● **GOAL**: Exclude the pictures, then repeat the remaining data exactly.

-- begin GIVEN DATA --

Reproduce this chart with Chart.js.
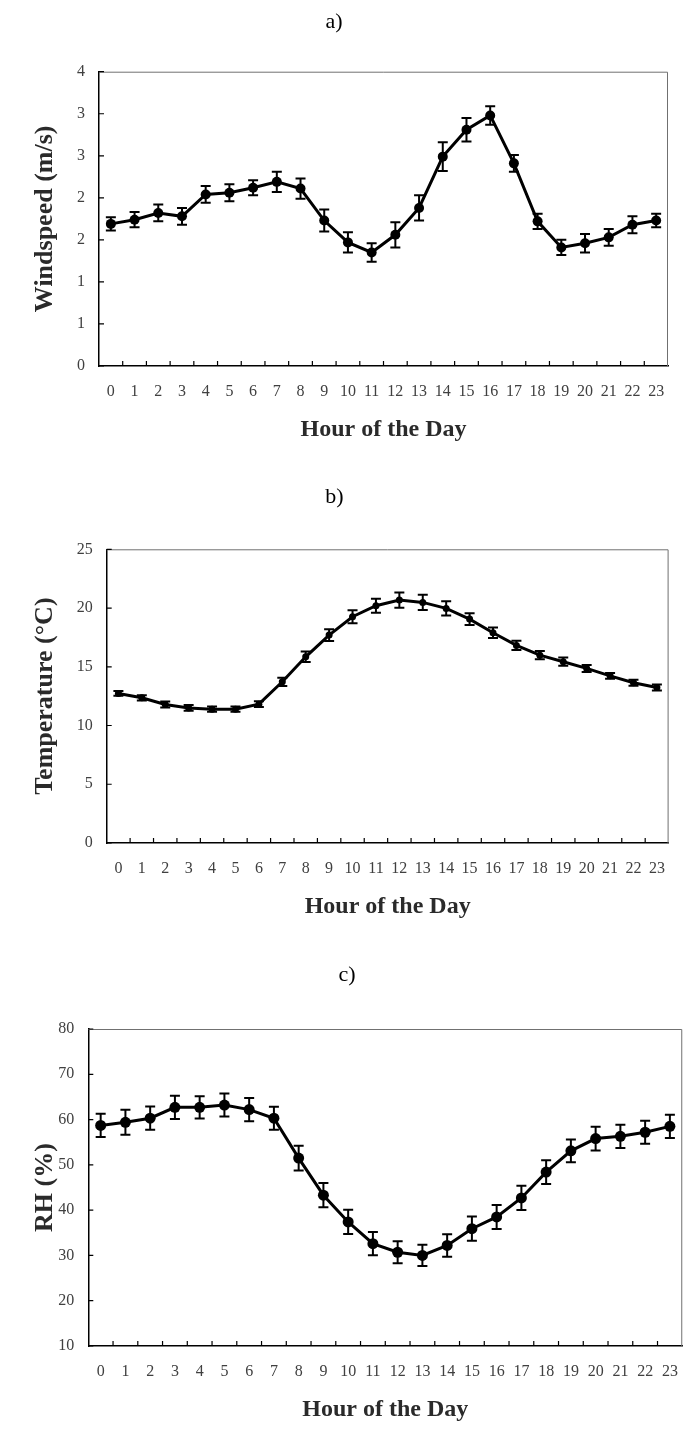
<!DOCTYPE html>
<html>
<head>
<meta charset="utf-8">
<script src="https://cdn.jsdelivr.net/npm/chart.js@4.4.1/dist/chart.umd.min.js"></script>
<style>
  body { margin: 0; background: #fff; width: 694px; height: 1432px; overflow: hidden; position: relative; }
  canvas { position: absolute; left: 0; }
</style>
</head>
<body>
<canvas id="wind" width="694" height="470" style="top:0px"></canvas>
<canvas id="temp" width="694" height="480" style="top:470px"></canvas>
<canvas id="rh" width="694" height="482" style="top:950px"></canvas>
<script>
const hours = ['0','1','2','3','4','5','6','7','8','9','10','11','12','13','14','15','16','17','18','19','20','21','22','23']

// a) wind speed, m/s (axis labels are 0..3.5 rounded to whole numbers, as in the original)
const windspeed = [1.69, 1.74, 1.82, 1.78, 2.04, 2.06, 2.12, 2.19, 2.11, 1.73, 1.47, 1.35, 1.56, 1.88, 2.49, 2.81, 2.98, 2.41, 1.72, 1.41, 1.46, 1.53, 1.68, 1.73]
const windspeedErr = [0.08, 0.09, 0.10, 0.10, 0.10, 0.10, 0.09, 0.12, 0.12, 0.13, 0.12, 0.11, 0.15, 0.15, 0.17, 0.14, 0.11, 0.10, 0.09, 0.09, 0.11, 0.10, 0.10, 0.08]
const windTickLabels = ['0', '1', '1', '2', '2', '3', '3', '4']

// b) temperature, °C
const temperature = [12.73, 12.36, 11.79, 11.5, 11.39, 11.39, 11.82, 13.72, 15.85, 17.7, 19.26, 20.2, 20.68, 20.48, 19.97, 19.06, 17.9, 16.82, 15.99, 15.43, 14.86, 14.23, 13.64, 13.24]
const temperatureErr = [0.2, 0.22, 0.25, 0.25, 0.22, 0.22, 0.25, 0.35, 0.45, 0.5, 0.55, 0.6, 0.65, 0.65, 0.6, 0.5, 0.45, 0.4, 0.35, 0.35, 0.3, 0.25, 0.25, 0.25]

// c) relative humidity, %
const humidity = [58.7, 59.4, 60.3, 62.7, 62.7, 63.2, 62.2, 60.3, 51.5, 43.3, 37.4, 32.6, 30.7, 30.0, 32.2, 35.9, 38.5, 42.7, 48.4, 53.1, 55.8, 56.3, 57.2, 58.5]
const humidityErr = [2.57, 2.75, 2.57, 2.57, 2.46, 2.53, 2.57, 2.53, 2.72, 2.68, 2.68, 2.57, 2.42, 2.35, 2.5, 2.68, 2.64, 2.68, 2.64, 2.5, 2.64, 2.57, 2.53, 2.57]

const serif = "'Times New Roman', 'Liberation Serif', serif"

// error bars, inward tick marks and the top/right frame lines
const extras = {
  id: 'extras',
  afterDatasetsDraw(chart) {
    const ctx = chart.ctx
    const x = chart.scales.x
    const y = chart.scales.y
    const area = chart.chartArea
    ctx.save()

    // frame top + right
    ctx.strokeStyle = '#707070'
    ctx.lineWidth = 1
    ctx.beginPath()
    ctx.moveTo(area.left, area.top + 0.5)
    ctx.lineTo(area.right - 0.5, area.top + 0.5)
    ctx.lineTo(area.right - 0.5, area.bottom)
    ctx.stroke()

    // inward ticks
    ctx.strokeStyle = '#000'
    ctx.lineWidth = 1.2
    ctx.beginPath()
    for (let i = 1; i < hours.length; i++) {
      const px = (x.getPixelForValue(i - 1) + x.getPixelForValue(i)) / 2
      ctx.moveTo(px, area.bottom)
      ctx.lineTo(px, area.bottom - 5)
    }
    y.ticks.forEach(t => {
      const py = y.getPixelForValue(t.value)
      ctx.moveTo(area.left, py)
      ctx.lineTo(area.left + 5, py)
    })
    ctx.stroke()

    // error bars
    chart.data.datasets.forEach((ds, di) => {
      const meta = chart.getDatasetMeta(di)
      ctx.strokeStyle = '#000'
      ctx.lineWidth = 2
      ctx.beginPath()
      meta.data.forEach((pt, i) => {
        const top = y.getPixelForValue(ds.data[i] + ds.errors[i])
        const bot = y.getPixelForValue(ds.data[i] - ds.errors[i])
        ctx.moveTo(pt.x, top)
        ctx.lineTo(pt.x, bot)
        ctx.moveTo(pt.x - 5, top)
        ctx.lineTo(pt.x + 5, top)
        ctx.moveTo(pt.x - 5, bot)
        ctx.lineTo(pt.x + 5, bot)
      })
      ctx.stroke()
    })
    ctx.restore()
  }
}

function makeChart(id, opts) {
  return new Chart(document.getElementById(id), {
    type: 'line',
    data: {
      labels: hours,
      datasets: [{
        data: opts.values,
        errors: opts.errors,
        borderColor: '#000',
        backgroundColor: '#000',
        borderWidth: 3,
        pointRadius: opts.pointRadius,
        pointBackgroundColor: '#000',
        pointBorderWidth: 0,
        lineTension: 0,
        fill: false
      }]
    },
    options: {
      responsive: false,
      animation: false,
      layout: { padding: { left: 0, right: opts.padRight, top: 0, bottom: 0 } },
      plugins: {
        legend: { display: false },
        tooltip: { enabled: false },
        title: {
          display: true,
          text: opts.title,
          color: '#000',
          font: { family: serif, size: 22, weight: 'normal' },
          padding: { top: opts.titleTop, bottom: opts.titleBottom }
        }
      },
      scales: {
        x: {
          offset: true,
          grid: { display: false, drawTicks: false },
          border: { display: true, color: '#000', width: 1.5 },
          ticks: { color: '#404040', padding: 16, maxRotation: 0, autoSkip: false, font: { family: serif, size: 16 } },
          title: {
            display: true,
            text: 'Hour of the Day',
            color: '#2a2a2a',
            font: { family: serif, size: 24, weight: 'bold' },
            padding: { top: 0, bottom: opts.xTitleBottom }
          },
          afterFit: s => { s.height = opts.xHeight }
        },
        y: {
          min: opts.min,
          max: opts.max,
          grid: { display: false, drawTicks: false },
          border: { display: true, color: '#000', width: 1.5 },
          ticks: {
            stepSize: opts.step,
            color: '#404040',
            padding: 14,
            font: { family: serif, size: 16 },
            callback: opts.tickLabel
          },
          title: {
            display: true,
            text: opts.yTitle,
            color: '#2a2a2a',
            font: { family: serif, size: 26, weight: 'bold' },
            padding: { top: opts.yTitleLeft, bottom: 0 }
          },
          afterFit: s => { s.width = opts.yWidth }
        }
      }
    },
    plugins: [extras]
  })
}

makeChart('wind', {
  title: 'a)', values: windspeed, errors: windspeedErr, pointRadius: 5,
  min: 0, max: 3.5, step: 0.5, tickLabel: (v, i) => windTickLabels[i],
  yTitle: 'Windspeed (m/s)',
  titleTop: 8.8, titleBottom: 36.5, xHeight: 104, xTitleBottom: 25.6,
  yWidth: 99, yTitleLeft: 30, padRight: 26
})

makeChart('temp', {
  title: 'b)', values: temperature, errors: temperatureErr, pointRadius: 3.5,
  min: 0, max: 25, step: 5, tickLabel: v => v,
  yTitle: 'Temperature (°C)',
  titleTop: 13.8, titleBottom: 39.1, xHeight: 107, xTitleBottom: 28.6,
  yWidth: 106.7, yTitleLeft: 30, padRight: 25.4
})

makeChart('rh', {
  title: 'c)', values: humidity, errors: humidityErr, pointRadius: 5.5,
  min: 10, max: 80, step: 10, tickLabel: v => v,
  yTitle: 'RH (%)',
  titleTop: 11.8, titleBottom: 40.8, xHeight: 86, xTitleBottom: 7.6,
  yWidth: 88.3, yTitleLeft: 30, padRight: 0
})
</script>
</body>
</html>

-- end GIVEN DATA --

● **CORRECT OUTPUT**:
Reproduce this chart with Chart.js.
<!DOCTYPE html>
<html>
<head>
<meta charset="utf-8">
<script src="https://cdn.jsdelivr.net/npm/chart.js@4.4.1/dist/chart.umd.min.js"></script>
<style>
  body { margin: 0; background: #fff; width: 694px; height: 1432px; overflow: hidden; position: relative; }
  canvas { position: absolute; left: 0; }
</style>
</head>
<body>
<canvas id="wind" width="694" height="470" style="top:0px"></canvas>
<canvas id="temp" width="694" height="480" style="top:470px"></canvas>
<canvas id="rh" width="694" height="482" style="top:950px"></canvas>
<script>
const hours = ['0','1','2','3','4','5','6','7','8','9','10','11','12','13','14','15','16','17','18','19','20','21','22','23']

// a) wind speed, m/s (axis labels are 0..3.5 rounded to whole numbers, as in the original)
const windspeed = [1.69, 1.74, 1.82, 1.78, 2.04, 2.06, 2.12, 2.19, 2.11, 1.73, 1.47, 1.35, 1.56, 1.88, 2.49, 2.81, 2.98, 2.41, 1.72, 1.41, 1.46, 1.53, 1.68, 1.73]
const windspeedErr = [0.08, 0.09, 0.10, 0.10, 0.10, 0.10, 0.09, 0.12, 0.12, 0.13, 0.12, 0.11, 0.15, 0.15, 0.17, 0.14, 0.11, 0.10, 0.09, 0.09, 0.11, 0.10, 0.10, 0.08]
const windTickLabels = ['0', '1', '1', '2', '2', '3', '3', '4']

// b) temperature, °C
const temperature = [12.73, 12.36, 11.79, 11.5, 11.39, 11.39, 11.82, 13.72, 15.85, 17.7, 19.26, 20.2, 20.68, 20.48, 19.97, 19.06, 17.9, 16.82, 15.99, 15.43, 14.86, 14.23, 13.64, 13.24]
const temperatureErr = [0.2, 0.22, 0.25, 0.25, 0.22, 0.22, 0.25, 0.35, 0.45, 0.5, 0.55, 0.6, 0.65, 0.65, 0.6, 0.5, 0.45, 0.4, 0.35, 0.35, 0.3, 0.25, 0.25, 0.25]

// c) relative humidity, %
const humidity = [58.7, 59.4, 60.3, 62.7, 62.7, 63.2, 62.2, 60.3, 51.5, 43.3, 37.4, 32.6, 30.7, 30.0, 32.2, 35.9, 38.5, 42.7, 48.4, 53.1, 55.8, 56.3, 57.2, 58.5]
const humidityErr = [2.57, 2.75, 2.57, 2.57, 2.46, 2.53, 2.57, 2.53, 2.72, 2.68, 2.68, 2.57, 2.42, 2.35, 2.5, 2.68, 2.64, 2.68, 2.64, 2.5, 2.64, 2.57, 2.53, 2.57]

const serif = "'Times New Roman', 'Liberation Serif', serif"

// error bars, inward tick marks and the top/right frame lines
const extras = {
  id: 'extras',
  afterDatasetsDraw(chart) {
    const ctx = chart.ctx
    const x = chart.scales.x
    const y = chart.scales.y
    const area = chart.chartArea
    ctx.save()

    // frame top + right
    ctx.strokeStyle = '#707070'
    ctx.lineWidth = 1
    ctx.beginPath()
    ctx.moveTo(area.left, area.top + 0.5)
    ctx.lineTo(area.right - 0.5, area.top + 0.5)
    ctx.lineTo(area.right - 0.5, area.bottom)
    ctx.stroke()

    // inward ticks
    ctx.strokeStyle = '#000'
    ctx.lineWidth = 1.2
    ctx.beginPath()
    for (let i = 1; i < hours.length; i++) {
      const px = (x.getPixelForValue(i - 1) + x.getPixelForValue(i)) / 2
      ctx.moveTo(px, area.bottom)
      ctx.lineTo(px, area.bottom - 5)
    }
    y.ticks.forEach(t => {
      const py = y.getPixelForValue(t.value)
      ctx.moveTo(area.left, py)
      ctx.lineTo(area.left + 5, py)
    })
    ctx.stroke()

    // error bars
    chart.data.datasets.forEach((ds, di) => {
      const meta = chart.getDatasetMeta(di)
      ctx.strokeStyle = '#000'
      ctx.lineWidth = 2
      ctx.beginPath()
      meta.data.forEach((pt, i) => {
        const top = y.getPixelForValue(ds.data[i] + ds.errors[i])
        const bot = y.getPixelForValue(ds.data[i] - ds.errors[i])
        ctx.moveTo(pt.x, top)
        ctx.lineTo(pt.x, bot)
        ctx.moveTo(pt.x - 5, top)
        ctx.lineTo(pt.x + 5, top)
        ctx.moveTo(pt.x - 5, bot)
        ctx.lineTo(pt.x + 5, bot)
      })
      ctx.stroke()
    })
    ctx.restore()
  }
}

function makeChart(id, opts) {
  return new Chart(document.getElementById(id), {
    type: 'line',
    data: {
      labels: hours,
      datasets: [{
        data: opts.values,
        errors: opts.errors,
        borderColor: '#000',
        backgroundColor: '#000',
        borderWidth: 3,
        pointRadius: opts.pointRadius,
        pointBackgroundColor: '#000',
        pointBorderWidth: 0,
        lineTension: 0,
        fill: false
      }]
    },
    options: {
      responsive: false,
      animation: false,
      layout: { padding: { left: 0, right: opts.padRight, top: 0, bottom: 0 } },
      plugins: {
        legend: { display: false },
        tooltip: { enabled: false },
        title: {
          display: true,
          text: opts.title,
          color: '#000',
          font: { family: serif, size: 22, weight: 'normal' },
          padding: { top: opts.titleTop, bottom: opts.titleBottom }
        }
      },
      scales: {
        x: {
          offset: true,
          grid: { display: false, drawTicks: false },
          border: { display: true, color: '#000', width: 1.5 },
          ticks: { color: '#404040', padding: 16, maxRotation: 0, autoSkip: false, font: { family: serif, size: 16 } },
          title: {
            display: true,
            text: 'Hour of the Day',
            color: '#2a2a2a',
            font: { family: serif, size: 24, weight: 'bold' },
            padding: { top: 0, bottom: opts.xTitleBottom }
          },
          afterFit: s => { s.height = opts.xHeight }
        },
        y: {
          min: opts.min,
          max: opts.max,
          grid: { display: false, drawTicks: false },
          border: { display: true, color: '#000', width: 1.5 },
          ticks: {
            stepSize: opts.step,
            color: '#404040',
            padding: 14,
            font: { family: serif, size: 16 },
            callback: opts.tickLabel
          },
          title: {
            display: true,
            text: opts.yTitle,
            color: '#2a2a2a',
            font: { family: serif, size: 26, weight: 'bold' },
            padding: { top: opts.yTitleLeft, bottom: 0 }
          },
          afterFit: s => { s.width = opts.yWidth }
        }
      }
    },
    plugins: [extras]
  })
}

makeChart('wind', {
  title: 'a)', values: windspeed, errors: windspeedErr, pointRadius: 5,
  min: 0, max: 3.5, step: 0.5, tickLabel: (v, i) => windTickLabels[i],
  yTitle: 'Windspeed (m/s)',
  titleTop: 8.8, titleBottom: 36.5, xHeight: 104, xTitleBottom: 25.6,
  yWidth: 99, yTitleLeft: 30, padRight: 26
})

makeChart('temp', {
  title: 'b)', values: temperature, errors: temperatureErr, pointRadius: 3.5,
  min: 0, max: 25, step: 5, tickLabel: v => v,
  yTitle: 'Temperature (°C)',
  titleTop: 13.8, titleBottom: 39.1, xHeight: 107, xTitleBottom: 28.6,
  yWidth: 106.7, yTitleLeft: 30, padRight: 25.4
})

makeChart('rh', {
  title: 'c)', values: humidity, errors: humidityErr, pointRadius: 5.5,
  min: 10, max: 80, step: 10, tickLabel: v => v,
  yTitle: 'RH (%)',
  titleTop: 11.8, titleBottom: 40.8, xHeight: 86, xTitleBottom: 7.6,
  yWidth: 88.3, yTitleLeft: 30, padRight: 0
})
</script>
</body>
</html>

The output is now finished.